[The task]:
Restate all the material verbatim, except for the pictures.

[Material]:

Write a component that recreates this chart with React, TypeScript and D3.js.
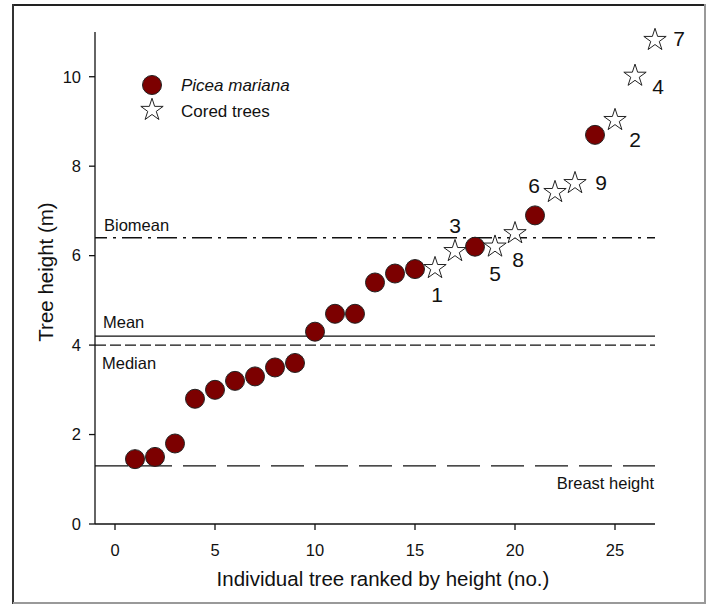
import React from "react";
import * as d3 from "d3";

// ---- data ----
const spruceRank = [1, 2, 3, 4, 5, 6, 7, 8, 9, 10, 11, 12, 13, 14, 15, 18, 21, 24];
const spruceHeight = [1.45, 1.5, 1.8, 2.8, 3.0, 3.2, 3.3, 3.5, 3.6, 4.3, 4.7, 4.7, 5.4, 5.6, 5.7, 6.2, 6.9, 8.7];
const coredRank = [16, 17, 19, 20, 22, 23, 25, 26, 27];
const coredHeight = [5.72, 6.1, 6.2, 6.5, 7.42, 7.62, 9.03, 10.02, 10.82];
const coredLabel = ["1", "3", "5", "8", "6", "9", "2", "4", "7"];
const refNames = ["Biomean", "Mean", "Median", "Breast height"];
const refValues = [6.4, 4.2, 4.0, 1.3];
const xTicks = [0, 5, 10, 15, 20, 25];
const yTicks = [0, 2, 4, 6, 8, 10];
const xDomain = [-1, 27];
const yDomain = [0, 11];

// label placement relative to star (px): [dx, dy]
const labelOffsets: [number, number][] = [
  [2, 34], [0, -18], [0, 34], [3, 34], [-21, 1], [26, 7], [20, 27], [23, 18], [24, 6],
];

const W = 708;
const H = 605;
const L = 95, R = 655, T = 32, B = 524;
const FONT = "'Liberation Sans', Arial, Helvetica, sans-serif";
const FILL = "#7c0000";

export default function App() {
  const x = d3.scaleLinear().domain(xDomain).range([L, R]);
  const y = d3.scaleLinear().domain(yDomain).range([B, T]);
  const star = d3.symbol().type(d3.symbolStar).size(155)() as string;
  const circleR = 9.5;

  const refStyle: Record<string, { dash: string; offset: number }> = {
    Biomean: { dash: "20 6 3 6", offset: 8 },
    Mean: { dash: "", offset: 0 },
    Median: { dash: "11 4", offset: 0 },
    "Breast height": { dash: "33 11", offset: 0 },
  };

  return (
    <svg
      width={W}
      height={H}
      style={{ position: "absolute", left: 0, top: 0, background: "#fff" }}
      fontFamily={FONT}
    >
      {/* frame */}
      <line x1={13} y1={5} x2={705} y2={5} stroke="#222" strokeWidth={2} />
      <line x1={13} y1={4} x2={13} y2={604} stroke="#333" strokeWidth={2} />
      <line x1={705} y1={4} x2={705} y2={604} stroke="#999" strokeWidth={2} />
      <line x1={13} y1={603} x2={706} y2={603} stroke="#999" strokeWidth={2} />

      {/* reference lines */}
      {refNames.map((n, i) => (
        <line
          key={n}
          x1={L}
          x2={R}
          y1={y(refValues[i])}
          y2={y(refValues[i])}
          stroke="#111"
          strokeWidth={1.3}
          strokeDasharray={refStyle[n].dash || undefined}
          strokeDashoffset={refStyle[n].offset}
        />
      ))}
      <text x={104} y={y(refValues[0]) - 7} fontSize={16.5} fill="#111">{refNames[0]}</text>
      <text x={103} y={y(refValues[1]) - 8} fontSize={16.5} fill="#111">{refNames[1]}</text>
      <text x={102} y={y(refValues[2]) + 24} fontSize={16.5} fill="#111">{refNames[2]}</text>
      <text x={654} y={y(refValues[3]) + 23} fontSize={16.5} fill="#111" textAnchor="end">{refNames[3]}</text>

      {/* axes */}
      <line x1={L} x2={L} y1={T} y2={B} stroke="#111" strokeWidth={1.3} />
      <line x1={L} x2={R} y1={B} y2={B} stroke="#111" strokeWidth={1.3} />
      {yTicks.map((t) => (
        <g key={"y" + t}>
          <line x1={L - 6} x2={L} y1={y(t)} y2={y(t)} stroke="#111" strokeWidth={1.3} />
          <text x={L - 14} y={y(t)} dy="0.35em" fontSize={16.5} textAnchor="end" fill="#111">{t}</text>
        </g>
      ))}
      {xTicks.map((t) => (
        <g key={"x" + t}>
          <line x1={x(t)} x2={x(t)} y1={B} y2={B + 6} stroke="#111" strokeWidth={1.3} />
          <text x={x(t)} y={556} fontSize={16.5} textAnchor="middle" fill="#111">{t}</text>
        </g>
      ))}
      <text x={383} y={586} fontSize={20.5} textAnchor="middle" fill="#111">
        Individual tree ranked by height (no.)
      </text>
      <text
        transform={`translate(53, ${(T + B) / 2 - 6}) rotate(-90)`}
        fontSize={20.5}
        textAnchor="middle"
        fill="#111"
      >
        Tree height (m)
      </text>

      {/* spruce points */}
      {spruceRank.map((r, i) => (
        <circle key={"c" + r} cx={x(r)} cy={y(spruceHeight[i])} r={circleR} fill={FILL} stroke="#222" strokeWidth={1} />
      ))}

      {/* cored trees */}
      {coredRank.map((r, i) => (
        <g key={"s" + r} transform={`translate(${x(r)}, ${y(coredHeight[i])})`}>
          <path d={star} fill="#fff" stroke="#222" strokeWidth={1} />
          <text
            x={labelOffsets[i][0]}
            y={labelOffsets[i][1]}
            fontSize={21}
            textAnchor="middle"
            fill="#111"
          >
            {coredLabel[i]}
          </text>
        </g>
      ))}

      {/* legend */}
      <circle cx={152} cy={85} r={circleR} fill={FILL} stroke="#222" strokeWidth={1} />
      <text x={181} y={91} fontSize={17} fontStyle="italic" fill="#111">Picea mariana</text>
      <path d={star} transform="translate(152, 110)" fill="#fff" stroke="#222" strokeWidth={1} />
      <text x={181} y={117} fontSize={17} fill="#111">Cored trees</text>
    </svg>
  );
}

[Solution for this problem]:
Write a component that recreates this chart with React, TypeScript and D3.js.
import React from "react";
import * as d3 from "d3";

// ---- data ----
const spruceRank = [1, 2, 3, 4, 5, 6, 7, 8, 9, 10, 11, 12, 13, 14, 15, 18, 21, 24];
const spruceHeight = [1.45, 1.5, 1.8, 2.8, 3.0, 3.2, 3.3, 3.5, 3.6, 4.3, 4.7, 4.7, 5.4, 5.6, 5.7, 6.2, 6.9, 8.7];
const coredRank = [16, 17, 19, 20, 22, 23, 25, 26, 27];
const coredHeight = [5.72, 6.1, 6.2, 6.5, 7.42, 7.62, 9.03, 10.02, 10.82];
const coredLabel = ["1", "3", "5", "8", "6", "9", "2", "4", "7"];
const refNames = ["Biomean", "Mean", "Median", "Breast height"];
const refValues = [6.4, 4.2, 4.0, 1.3];
const xTicks = [0, 5, 10, 15, 20, 25];
const yTicks = [0, 2, 4, 6, 8, 10];
const xDomain = [-1, 27];
const yDomain = [0, 11];

// label placement relative to star (px): [dx, dy]
const labelOffsets: [number, number][] = [
  [2, 34], [0, -18], [0, 34], [3, 34], [-21, 1], [26, 7], [20, 27], [23, 18], [24, 6],
];

const W = 708;
const H = 605;
const L = 95, R = 655, T = 32, B = 524;
const FONT = "'Liberation Sans', Arial, Helvetica, sans-serif";
const FILL = "#7c0000";

export default function App() {
  const x = d3.scaleLinear().domain(xDomain).range([L, R]);
  const y = d3.scaleLinear().domain(yDomain).range([B, T]);
  const star = d3.symbol().type(d3.symbolStar).size(155)() as string;
  const circleR = 9.5;

  const refStyle: Record<string, { dash: string; offset: number }> = {
    Biomean: { dash: "20 6 3 6", offset: 8 },
    Mean: { dash: "", offset: 0 },
    Median: { dash: "11 4", offset: 0 },
    "Breast height": { dash: "33 11", offset: 0 },
  };

  return (
    <svg
      width={W}
      height={H}
      style={{ position: "absolute", left: 0, top: 0, background: "#fff" }}
      fontFamily={FONT}
    >
      {/* frame */}
      <line x1={13} y1={5} x2={705} y2={5} stroke="#222" strokeWidth={2} />
      <line x1={13} y1={4} x2={13} y2={604} stroke="#333" strokeWidth={2} />
      <line x1={705} y1={4} x2={705} y2={604} stroke="#999" strokeWidth={2} />
      <line x1={13} y1={603} x2={706} y2={603} stroke="#999" strokeWidth={2} />

      {/* reference lines */}
      {refNames.map((n, i) => (
        <line
          key={n}
          x1={L}
          x2={R}
          y1={y(refValues[i])}
          y2={y(refValues[i])}
          stroke="#111"
          strokeWidth={1.3}
          strokeDasharray={refStyle[n].dash || undefined}
          strokeDashoffset={refStyle[n].offset}
        />
      ))}
      <text x={104} y={y(refValues[0]) - 7} fontSize={16.5} fill="#111">{refNames[0]}</text>
      <text x={103} y={y(refValues[1]) - 8} fontSize={16.5} fill="#111">{refNames[1]}</text>
      <text x={102} y={y(refValues[2]) + 24} fontSize={16.5} fill="#111">{refNames[2]}</text>
      <text x={654} y={y(refValues[3]) + 23} fontSize={16.5} fill="#111" textAnchor="end">{refNames[3]}</text>

      {/* axes */}
      <line x1={L} x2={L} y1={T} y2={B} stroke="#111" strokeWidth={1.3} />
      <line x1={L} x2={R} y1={B} y2={B} stroke="#111" strokeWidth={1.3} />
      {yTicks.map((t) => (
        <g key={"y" + t}>
          <line x1={L - 6} x2={L} y1={y(t)} y2={y(t)} stroke="#111" strokeWidth={1.3} />
          <text x={L - 14} y={y(t)} dy="0.35em" fontSize={16.5} textAnchor="end" fill="#111">{t}</text>
        </g>
      ))}
      {xTicks.map((t) => (
        <g key={"x" + t}>
          <line x1={x(t)} x2={x(t)} y1={B} y2={B + 6} stroke="#111" strokeWidth={1.3} />
          <text x={x(t)} y={556} fontSize={16.5} textAnchor="middle" fill="#111">{t}</text>
        </g>
      ))}
      <text x={383} y={586} fontSize={20.5} textAnchor="middle" fill="#111">
        Individual tree ranked by height (no.)
      </text>
      <text
        transform={`translate(53, ${(T + B) / 2 - 6}) rotate(-90)`}
        fontSize={20.5}
        textAnchor="middle"
        fill="#111"
      >
        Tree height (m)
      </text>

      {/* spruce points */}
      {spruceRank.map((r, i) => (
        <circle key={"c" + r} cx={x(r)} cy={y(spruceHeight[i])} r={circleR} fill={FILL} stroke="#222" strokeWidth={1} />
      ))}

      {/* cored trees */}
      {coredRank.map((r, i) => (
        <g key={"s" + r} transform={`translate(${x(r)}, ${y(coredHeight[i])})`}>
          <path d={star} fill="#fff" stroke="#222" strokeWidth={1} />
          <text
            x={labelOffsets[i][0]}
            y={labelOffsets[i][1]}
            fontSize={21}
            textAnchor="middle"
            fill="#111"
          >
            {coredLabel[i]}
          </text>
        </g>
      ))}

      {/* legend */}
      <circle cx={152} cy={85} r={circleR} fill={FILL} stroke="#222" strokeWidth={1} />
      <text x={181} y={91} fontSize={17} fontStyle="italic" fill="#111">Picea mariana</text>
      <path d={star} transform="translate(152, 110)" fill="#fff" stroke="#222" strokeWidth={1} />
      <text x={181} y={117} fontSize={17} fill="#111">Cored trees</text>
    </svg>
  );
}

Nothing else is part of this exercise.